RECORDED DATA =>

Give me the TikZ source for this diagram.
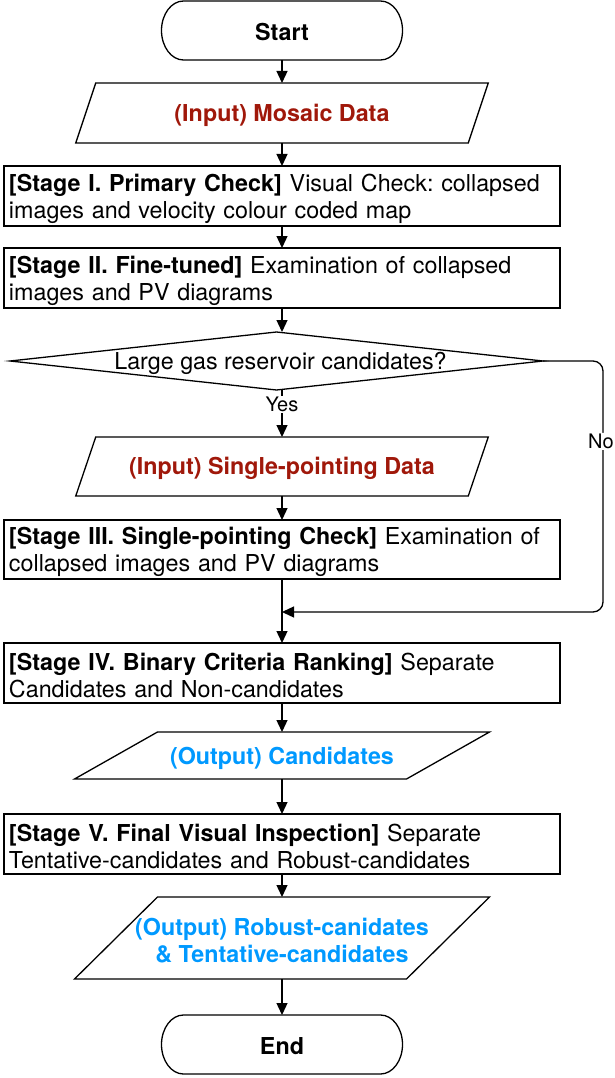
\documentclass[tikz,border=0pt]{standalone}
\usepackage{fontspec}
\setmainfont{TeX Gyre Heros}
\usetikzlibrary{arrows.meta}
\frenchspacing
\definecolor{inred}{RGB}{160,24,10}
\definecolor{outblue}{RGB}{0,153,255}
\newcommand\termshape[1]{\draw[shapeline] ([xshift=22pt]#1.north west) -- ([xshift=-22pt]#1.north east) arc[start angle=90,end angle=-90,x radius=22pt,y radius=29.5pt] -- ([xshift=22pt]#1.south west) arc[start angle=270,end angle=90,x radius=22pt,y radius=29.5pt] -- cycle;}
\newcommand\parashape[2]{\draw[shapeline] ([xshift=#2]#1.north west) -- ([xshift=#2]#1.north east) -- ([xshift=-#2]#1.south east) -- ([xshift=-#2]#1.south west) -- cycle;}
\begin{document}
\begin{tikzpicture}[x=1pt,y=-1pt,
  shapeline/.style={line width=1.3pt, line join=miter},
  frame/.style={inner sep=0, outer sep=0},
  txt/.style={font=\fontsize{23.3}{27}\selectfont, inner sep=0},
  btxt/.style={font=\fontsize{23.3}{27}\selectfont\bfseries, inner sep=0, align=center},
  stagebox/.style={frame, draw, line width=1.3pt, minimum width=556pt, minimum height=60pt},
  stagetext/.style={txt, text width=546pt, align=left},
  arrow/.style={line width=1.3pt, -{Triangle[length=12pt,width=11pt]}},
  lbl/.style={font=\fontsize{20}{24}\selectfont, fill=white, inner sep=1pt}
]
\useasboundingbox (0,0) rectangle (614,1078);

% shapes
\node[frame, minimum width=241pt, minimum height=59pt] (start) at (282,30.5) {};
\termshape{start}
\node[btxt] (startt) at ([yshift=-2pt]start.center) {Start};

\node[frame, minimum width=392.5pt, minimum height=60pt] (mosaic) at (282,113) {};
\parashape{mosaic}{10pt}
\node[btxt, text=inred] (mosaict) at ([yshift=-2pt]mosaic.center) {(Input) Mosaic Data};

\node[stagebox] (s1) at (282,196) {};
\node[stagetext] (s1t) at ([yshift=-2.5pt]s1.center) {\textbf{[Stage I. Primary Check]} Visual Check: collapsed\\images and velocity colour coded map};

\node[stagebox] (s2) at (282,278) {};
\node[stagetext] (s2t) at ([yshift=-2.5pt]s2.center) {\textbf{[Stage II. Fine-tuned]} Examination of collapsed\\images and PV diagrams};

\node[frame, minimum width=533pt, minimum height=58pt] (d) at (276.5,361) {};
\draw[shapeline] (d.west) -- (d.north) -- (d.east) -- (d.south) -- cycle;
\node[txt] (dt) at ([xshift=4pt,yshift=-2pt]d.center) {Large gas reservoir candidates?};

\node[frame, minimum width=392.5pt, minimum height=59pt] (single) at (282,466.5) {};
\parashape{single}{10pt}
\node[btxt, text=inred] (singlet) at ([yshift=-2pt]single.center) {(Input) Single-pointing Data};

\node[stagebox, minimum height=59pt] (s3) at (282,549.5) {};
\node[stagetext] (s3t) at ([yshift=-2.5pt]s3.center) {\textbf{[Stage III. Single-pointing Check]} Examination of\\collapsed images and PV diagrams};

\node[stagebox] (s4) at (282,673) {};
\node[stagetext] (s4t) at ([yshift=-2.5pt]s4.center) {\textbf{[Stage IV. Binary Criteria Ranking]} Separate\\Candidates and Non-candidates};

\node[frame, minimum width=332pt, minimum height=47pt] (cand) at (282,755.5) {};
\parashape{cand}{41.5pt}
\node[btxt, text=outblue] (candt) at ([yshift=-2.5pt]cand.center) {(Output) Candidates};

\node[stagebox] (s5) at (282,844) {};
\node[stagetext] (s5t) at ([yshift=-2.5pt]s5.center) {\textbf{[Stage V. Final Visual Inspection]} Separate\\Tentative-candidates and Robust-candidates};

\node[frame, minimum width=332pt, minimum height=82pt] (robust) at (282,938) {};
\parashape{robust}{41.5pt}
\node[btxt, text=outblue] (robustt) at ([yshift=-2.5pt]robust.center) {(Output) Robust-canidates\\\& Tentative-candidates};

\node[frame, minimum width=241pt, minimum height=59pt] (end) at (282,1044.5) {};
\termshape{end}
\node[btxt] (endt) at ([yshift=-2pt]end.center) {End};

% connectors
\coordinate (nocorner) at (603,361);
\coordinate (m) at (282,612);
\draw[arrow] (start) -- (mosaic);
\draw[arrow] (mosaic) -- (s1);
\draw[arrow] (s1) -- (s2);
\draw[arrow] (s2.south) -- (s2.south |- d.north);
\draw[arrow] (single |- d.south) -- node[lbl, pos=0.3] {Yes} (single.north);
\draw[arrow] (single) -- (s3);
\draw[arrow] (s3) -- (s4);
\draw[arrow, rounded corners=10pt] (d.east) -- (nocorner) -- node[lbl, pos=0.32, xshift=-2pt] {No} (nocorner |- m) -- (m);
\draw[arrow] (s4) -- (cand);
\draw[arrow] (cand) -- (s5);
\draw[arrow] (s5) -- (robust);
\draw[arrow] (robust) -- (end);
\end{tikzpicture}
\end{document}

REQUIRED WORK =>
Return nothing but the lines running from the start of the data to the line with "text=inred] (mosaict) at", please, both ends included and no pictures.

SOLUTION FOR THIS EXERCISE =>
Give me the TikZ source for this diagram.
\documentclass[tikz,border=0pt]{standalone}
\usepackage{fontspec}
\setmainfont{TeX Gyre Heros}
\usetikzlibrary{arrows.meta}
\frenchspacing
\definecolor{inred}{RGB}{160,24,10}
\definecolor{outblue}{RGB}{0,153,255}
\newcommand\termshape[1]{\draw[shapeline] ([xshift=22pt]#1.north west) -- ([xshift=-22pt]#1.north east) arc[start angle=90,end angle=-90,x radius=22pt,y radius=29.5pt] -- ([xshift=22pt]#1.south west) arc[start angle=270,end angle=90,x radius=22pt,y radius=29.5pt] -- cycle;}
\newcommand\parashape[2]{\draw[shapeline] ([xshift=#2]#1.north west) -- ([xshift=#2]#1.north east) -- ([xshift=-#2]#1.south east) -- ([xshift=-#2]#1.south west) -- cycle;}
\begin{document}
\begin{tikzpicture}[x=1pt,y=-1pt,
  shapeline/.style={line width=1.3pt, line join=miter},
  frame/.style={inner sep=0, outer sep=0},
  txt/.style={font=\fontsize{23.3}{27}\selectfont, inner sep=0},
  btxt/.style={font=\fontsize{23.3}{27}\selectfont\bfseries, inner sep=0, align=center},
  stagebox/.style={frame, draw, line width=1.3pt, minimum width=556pt, minimum height=60pt},
  stagetext/.style={txt, text width=546pt, align=left},
  arrow/.style={line width=1.3pt, -{Triangle[length=12pt,width=11pt]}},
  lbl/.style={font=\fontsize{20}{24}\selectfont, fill=white, inner sep=1pt}
]
\useasboundingbox (0,0) rectangle (614,1078);

% shapes
\node[frame, minimum width=241pt, minimum height=59pt] (start) at (282,30.5) {};
\termshape{start}
\node[btxt] (startt) at ([yshift=-2pt]start.center) {Start};

\node[frame, minimum width=392.5pt, minimum height=60pt] (mosaic) at (282,113) {};
\parashape{mosaic}{10pt}
\node[btxt, text=inred] (mosaict) at ([yshift=-2pt]mosaic.center) {(Input) Mosaic Data};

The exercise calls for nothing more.